The 56 year old architect commented in the statement that he was greatly honored to receive the prize and encouraged to keep doing what he is doing. He also expressed a determination to continue to listen to who he works for. The awarding ceremony will be taken place in June 13 in Amsterdam, the Netherlands, where this year’s laureate will receive a bronze medal and a $100,000 grant.
The Pritzker Prize positioned as the Nobel in architecture dates back to 1979. Kenzo Tange won the prize in 1987 for the first time as Japanese, followed by Fumihiko Maki in 1993, Tadao Ando in 1995, Kazuyo Sejima and Ryue Nishizawa in 2010, and Toyo Ito in 2013. They are all Japan’s representative architects who have highly evaluated works all over the world.
The Hyatt Foundation praised Ban in the announcement as “a force of nature which is entirely appropriate in the light of his voluntary work for the homeless and dispossessed in areas that have been devastated by natural disasters.” The jury also noted that his profound knowledge in cutting edge materials and technologies pursue the nature of architecture.
Tokyo-born Ban studied architecture at the Southern California Institute of Architecture from 1977 to 1980, followed by enrollment at Cooper Union School of Architecture in New York from 1980 to 1984. During the years at Cooper Union, he worked at Arata Isozaki’s atelier for a year in 1982-83. After graduation, Ban came back to Japan and started his own office in 1985.

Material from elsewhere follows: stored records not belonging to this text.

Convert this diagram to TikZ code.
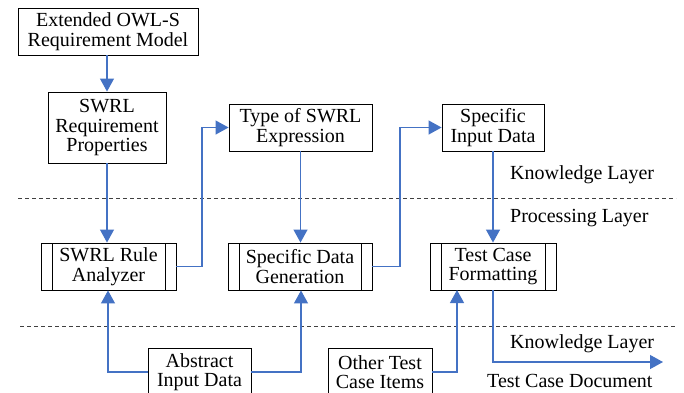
\documentclass[tikz,border=0pt]{standalone}
\usepackage{fontspec}
\newfontfamily\fa{Liberation Serif}
\usetikzlibrary{arrows.meta,calc}
\definecolor{arrblue}{HTML}{4472C4}
\tikzset{
  box/.style={draw=black, line width=0.9pt, inner sep=0pt, align=center,
    font=\fa\fontsize{20}{19.5}\selectfont, minimum height=47pt},
  procbox/.style={box, path picture={
    \draw[line width=0.9pt] ([xshift=11pt]path picture bounding box.north west) -- ([xshift=11pt]path picture bounding box.south west);
    \draw[line width=0.9pt] ([xshift=-11pt]path picture bounding box.north east) -- ([xshift=-11pt]path picture bounding box.south east);}},
  conn/.style={draw=arrblue, line width=1.2pt, -{Triangle[length=13pt,width=14pt]}},
  layerline/.style={draw=black!75, line width=0.9pt, dash pattern=on 4pt off 3pt},
  lbl/.style={anchor=west, inner sep=0pt, font=\fa\fontsize{20}{20}\selectfont}
}
\begin{document}
\begin{tikzpicture}[x=1pt,y=-1pt]
\useasboundingbox (0,0) rectangle (684,392);
\clip (0,0) rectangle (684,392);
% boxes
\node[box, minimum width=180pt] (m1) at (108,31.5) {Extended OWL-S\\Requirement Model};
\node[box, minimum width=118pt, minimum height=71pt] (m2) at (107,127.5) {SWRL\\Requirement\\Properties};
\node[box, minimum width=143pt] (type) at (300.5,127.5) {Type of SWRL\\Expression};
\node[box, minimum width=102pt] (sid) at (493,127.5) {Specific\\Input Data};
\node[procbox, minimum width=135pt] (ana) at (108.5,266.5) {SWRL Rule\\Analyzer};
\node[procbox, minimum width=144pt] (sdg) at (300,266.5) {Specific Data\\Generation};
\node[procbox, minimum width=126pt] (tcf) at (493,266.5) {Test Case\\Formatting};
\node[box, minimum width=103pt] (abs) at (199.5,372) {Abstract\\Input Data};
\node[box, minimum width=104pt] (oth) at (380,372) {Other Test\\Case Items};
% layer lines
\coordinate (l1a) at (18,198); \coordinate (l1b) at (676,198);
\coordinate (l2a) at (20,326); \coordinate (l2b) at (676,326);
\draw[layerline] (l1a) -- (l1b);
\draw[layerline] (l2a) -- (l2b);
% labels
\node[lbl] (kl1) at (510,175) {Knowledge Layer};
\node[lbl] (pl) at (510,218) {Processing Layer};
\node[lbl] (kl2) at (510,344) {Knowledge Layer};
\node[lbl] (tcd) at (487,381) {Test Case Document};
% connectors
\draw[conn] (m1.south -| 107,0) -- (m2.north);
\draw[conn] (m2.south) -- (ana.north -| m2.south);
\draw[conn] (ana.east) -- (202,266.5) |- (type.west);
\draw[conn] (type.south) -- (sdg.north -| type.south);
\draw[conn] (sdg.east) -- (400,266.5) |- (sid.west);
\draw[conn] (sid.south) -- (tcf.north);
\draw[conn] (abs.west) -| (ana.south -| 108,0);
\draw[conn] (abs.east) -| (sdg.south -| 301,0);
\coordinate (tcfin) at (457,290);
\draw[conn] (oth.east) -| (tcfin);
\coordinate (docend) at (663,362);
\draw[conn] (tcf.south) |- (docend);
\end{tikzpicture}
\end{document}
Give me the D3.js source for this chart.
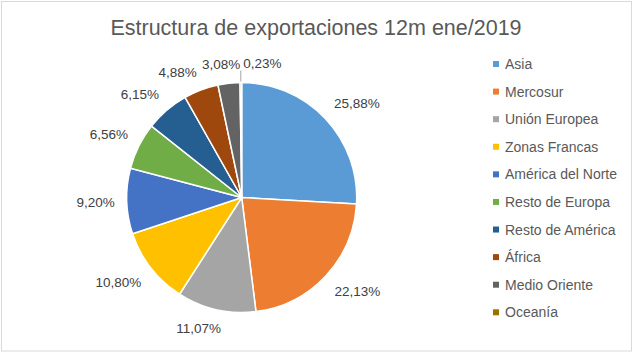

A series of Ban’s works in catastrophe regions are widely recognized. In 1994, he built paper-tube shelters for refugees of Civil War in Rwanda. Ban designed a community house called “Paper Church” in Kobe after the Great Hanshin Earthquake in 1995. Since then, he has visited disaster-hit areas all over the world, proposing low-cost and recyclable structures such as temporary houses and community halls. Some of his recent achievements are temporary houses made of freight containers in Onagawa, Miyagi for refugees of the Great East Japan Earthquake; “Cardboard Cathedral” in Christchurch, New Zealand which was ravaged by a 2011 earthquake.